Waymo Gets Green Light for Driverless Testing in California
Waymo announced California DMV had granted it the first permit in the state to begin driverless testing on public roads.
This week, Waymo announced California DMV had granted it the first permit in the state to begin driverless testing on public roads. Beginning in a limited area in Silicon Valley, self-driving cars without a human behind the wheel will be allowed to travel day and night on city streets, rural roads and highways with posted speed limits of up to 65 miles per hour. This is the second major announcement for the company in seven days, as on an earnings call last the company revealed, in a response to a question, that it had started charging for rides in its self-driving taxi service. Some analysts note that Waymo seems to be deliberately taking gradual steps with minimal fanfare to avoid generating media hype around their progress. This may help with managing consumer expectations and building public trust at this stage is key for broader AV deployment.
AV START Passage Running Out Of Time
On Wednesday morning, Bloomberg reported that time is “running out” for critical AV legislation to pass the Senate, with only a narrow window after the midterm elections to pass AV START and get a bill to the president’s desk. If this fails, the article notes, the House bill – the SELF DRIVE Act – dies and the whole process must begin again from scratch. Greg Rogers, SAFE’s director of government affairs, was quoted in the article as saying the AV legislative process “has been an incredible feat of bipartisanship,” adding that “attempting to recreate a bill that’s this ambitious and this significant would be like trying to catch lightning in a bottle all over again.” Passing federal AV legislation would create a crucial nationwide framework that can put an end to the current state patchwork of laws and keep the U.S. at the forefront of global AV leadership.
VW, Intel and Mobileye to Launch Self-Driving Taxi Service in Israel
The project is expected to scale to hundreds of self-driving electric cars by 2022.
Volkswagen and Mobileye, the AV vision company owned by Intel, announced on Monday that they are planning to launch a self-driving taxi service in Israel in 2019. Starting with a few dozen vehicles, the project is expected to scale to hundreds of self-driving electric cars by 2022. Under the deal, Volkswagen will supply the electric vehicles, Mobileye will be responsible for the technology and Israeli car importer and distributor Champion Motors will run the fleet management operations.
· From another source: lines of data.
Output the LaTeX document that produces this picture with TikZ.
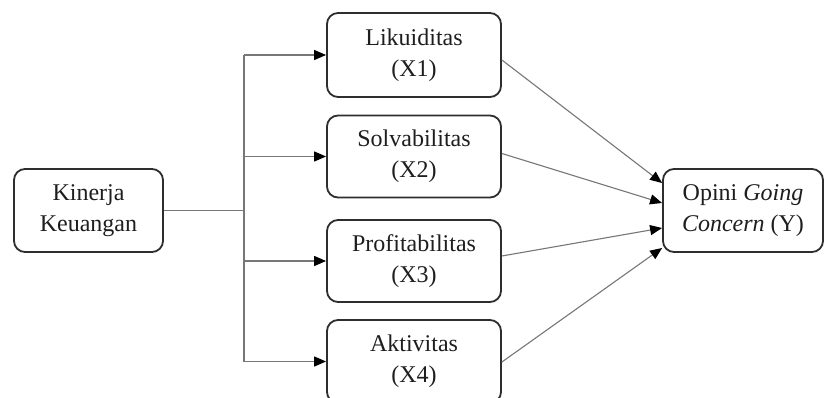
\documentclass[tikz,border=0pt]{standalone}
\usepackage{fontspec}
\setmainfont{Liberation Serif}
\usetikzlibrary{arrows.meta}
\definecolor{boxline}{HTML}{2E2E2E}
\definecolor{conline}{HTML}{777777}
\definecolor{txt}{HTML}{1E1E1E}
\begin{document}
\begin{tikzpicture}[x=1pt,y=1pt,
  box/.style={draw=boxline, line width=1.8pt, rounded corners=11pt, fill=white,
    inner sep=0pt, align=center, text=txt, font=\fontsize{24}{31}\selectfont},
  conn/.style={draw=conline, line width=1.1pt},
  arr/.style={conn, -{Triangle[length=12pt,width=10pt,color=black,fill=black]}}]
\useasboundingbox (0,0) rectangle (825,-398);
\fill[white] (0,0) rectangle (825,-398);
\node[box, minimum width=149pt, minimum height=83pt] (K) at (88.5,-210.5) {Kinerja\\Keuangan};
\node[box, minimum width=174pt, minimum height=84pt] (X1) at (414,-55) {Likuiditas\\(X1)};
\node[box, minimum width=174pt, minimum height=82pt] (X2) at (414,-156.5) {Solvabilitas\\(X2)};
\node[box, minimum width=174pt, minimum height=82pt] (X3) at (414,-261) {Profitabilitas\\(X3)};
\node[box, minimum width=174pt, minimum height=83pt] (X4) at (414,-361.5) {Aktivitas\\(X4)};
\node[box, minimum width=160pt, minimum height=83pt] (Y) at (743,-210.5) {Opini \textit{Going}\\\textit{Concern} (Y)};
\coordinate (J) at (244,-210.5);
\draw[conn] (K.east) -- (J);
\draw[conn] (J |- X1.west) -- (J |- X4.west);
\draw[arr] (J |- X1.west) -- (X1.west);
\draw[arr] (J |- X2.west) -- (X2.west);
\draw[arr] (J |- X3.west) -- (X3.west);
\draw[arr] (J |- X4.west) -- (X4.west);
\draw[arr] ([yshift=-5pt]X1.east) -- ([yshift=27.5pt]Y.west);
\draw[arr] ([yshift=3pt]X2.east) -- ([yshift=7.5pt]Y.west);
\draw[arr] ([yshift=5pt]X3.east) -- ([yshift=-17.5pt]Y.west);
\draw[arr] ([yshift=-0.5pt]X4.east) -- ([yshift=-37.5pt]Y.west);
\end{tikzpicture}
\end{document}
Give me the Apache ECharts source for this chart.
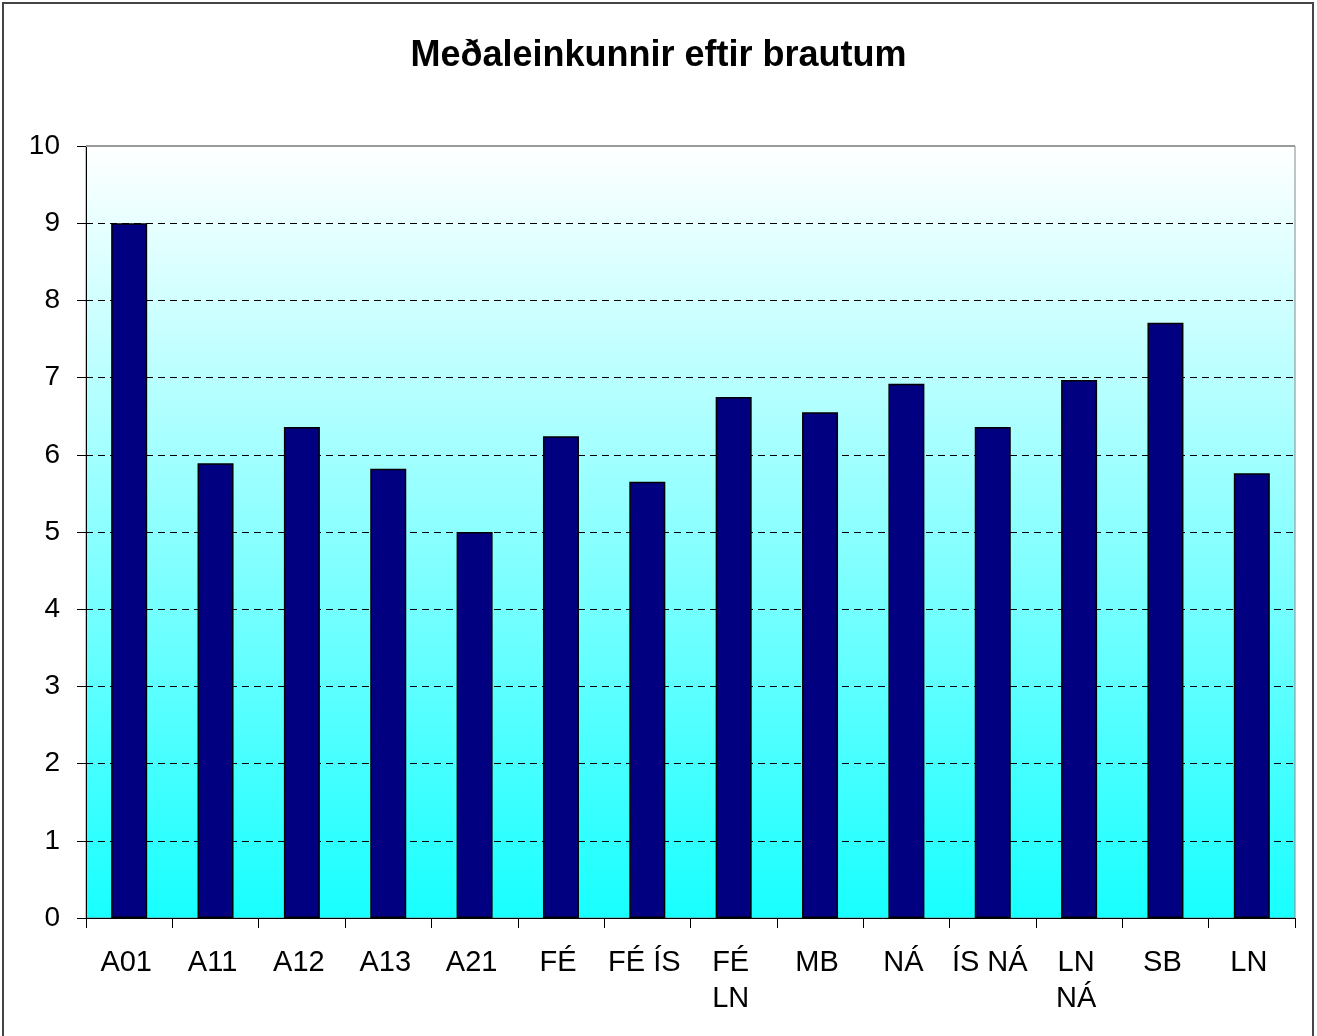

According to Intel, this service is “not a pilot project” and is targeting Level 4/5 commercial mobility as a service (MaaS), representing a shift away from personally-owned vehicles toward a fleet-based mobility model.
Tesla to Take On Uber and Lyft With “Millions of Self-Driving Cars”
During a conference call on Tesla’s third-quarter results last week, CEO Elon Musk commented on the ‘Tesla Network,’ the company’s upcoming self-driving ride-hailing service. Thanks to the Autopilot system, Elon explained, Tesla owners will be able to share their vehicles on its ride-hailing system, once the self-driving technology is perfected. On the call, Elon said he expects the long-term mobility model to be “some combination of like Uber, Lyft and Airbnb,” saying some cars will be dedicated to ride-hailing while Tesla owners will be able to share their car, in much the same way homeowners can on Airbnb. As Tesla expands its sales, Musk added that “the advantage Tesla will have is that we’ll have millions of cars in the field with full autonomy capability and no-one else will have that.” This announcement comes even as Tesla recently removed “full self-driving” as an option on new vehicle sales.